Google Chrome extension helped users detect Jewish names

Technology giant Google removed an application for its Chrome browser on Thursday evening after online publication Mic exposed the program as a tool used by anti-Semitic internet users.

Called the “Coincidence Detector”, the Chrome companion was created by “altrightmedia” to automatically detect Jewish names on webpages through the use of a database compiled by clients.

The extension’s description said the tool’s purpose was to “help you detect total coincidences about who has been involved in certain political movements and media empires.”

The shortcut was especially effective on Twitter, where neo-Nazi types could target Jewish politicos, journalists and celebrities.

At the time of its removal, Detector’s database had compiled a list of approximately 8,700 names and the application sported over 2,400 users.

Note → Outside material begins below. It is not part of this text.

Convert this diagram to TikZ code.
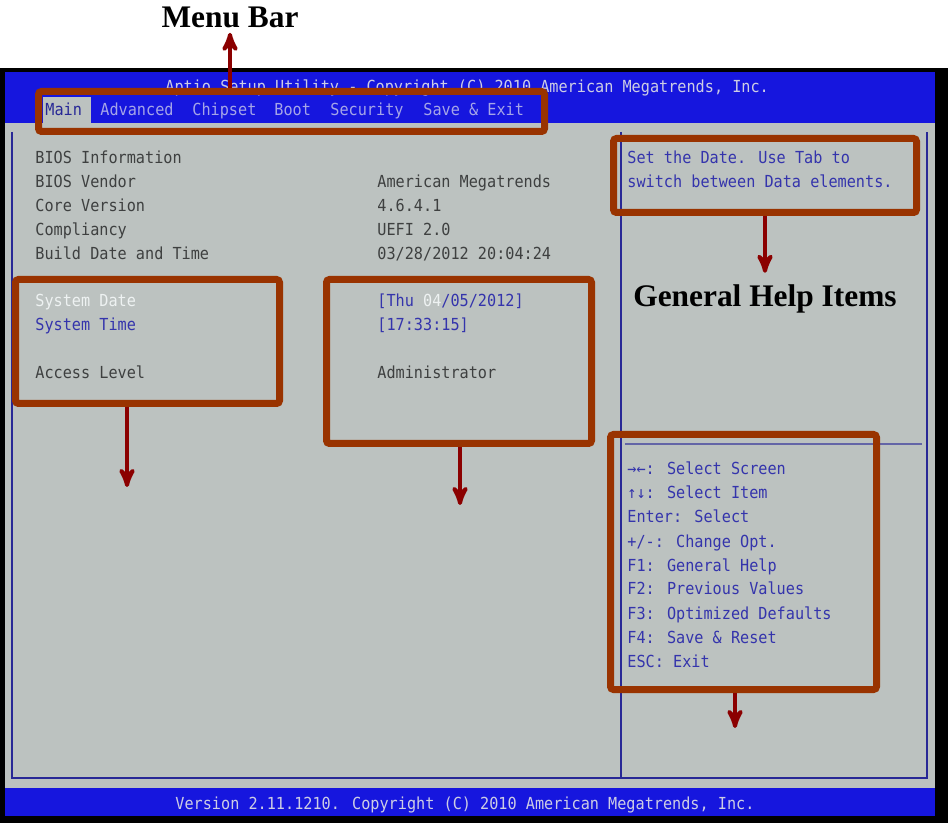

Specifically, extension highlighted Jewish names through the use of an “echo”, or triple parentheses, which according to Mic is known “in the ant-Semitic corners of the alt-right — a new young, amorphous conservative movement that comprises [internet] trolls . . . free speech activists warring against political correctness and earnest white nationalists.”

A Google spokesperson told CNN that the Chrome extension was removed for violating the company’s “program policies”, which bans “content advocating against groups of people based on their race or ethnic origin, religion, disability, gender, age, veteran status, or sexual orientation/gender identity.”